The critical provision, to my mind, is the reference in sub-paragraph (ii) to the right which I have just quoted. I cannot accept Mr Eaton Hart's submission that sub-paragraph (ii) is concerned merely with the mechanics of abstracting water from the reservoir and with the route by which that water is to be abstracted. In my judgment, that provision gives the claimant a clear right, as against the defendants (but subject always, of course, to the sufficiency of the supply of water to the reservoir from the spring), to abstract as much water from the reservoir as is reasonably required for his domestic and farm purposes. Nor, in my judgment, is it correct to construe that provision (as the Deputy District Judge did) as merely a limit or maximum. Had the draftsman of the September 1986 Conveyance intended to provide simply for a limit or a maximum, one would have expected him to do so in terms, for example by including such words as "no more than" the specified amount.

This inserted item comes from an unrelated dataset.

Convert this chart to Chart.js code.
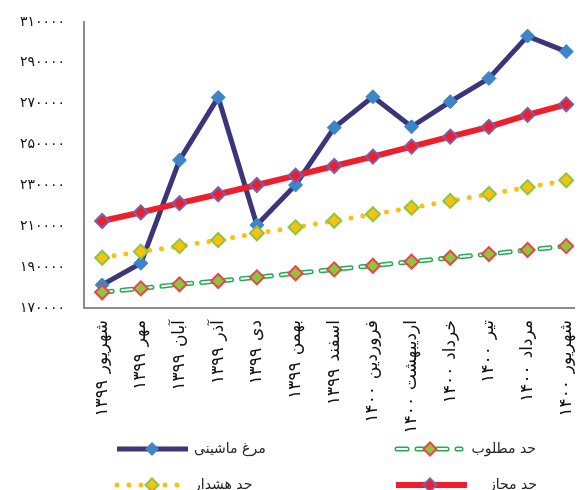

I recognise that the existence of such a right creates serious practical difficulties for the defendants, but in my judgment that is, unfortunately, the inevitable consequence of the grant of a right in such terms. At all events, the existence of practical difficulties cannot, in my judgment, justify a departure from what I would regard as the clear meaning of the relevant provisions of the September 1986 Conveyance.
I would only add that of course we are not concerned in addressing the preliminary issue with any question as to the reasonableness of the user of water by the claimant. If this litigation is to proceed - a prospect which I would, for myself, view with regret - then that may be an issue to be resolved at a later stage. At this stage, as I say, we are concerned only with the resolution of the preliminary issue.
For the reasons I have given I would dismiss this appeal.
LORD JUSTICE JACOB: I agree.
LORD JUSTICE SEDLEY: I also agree.
Order: Appeal dismissed with the costs in a sum to be reduced from the sub-total of £6,041.20 by £475.00.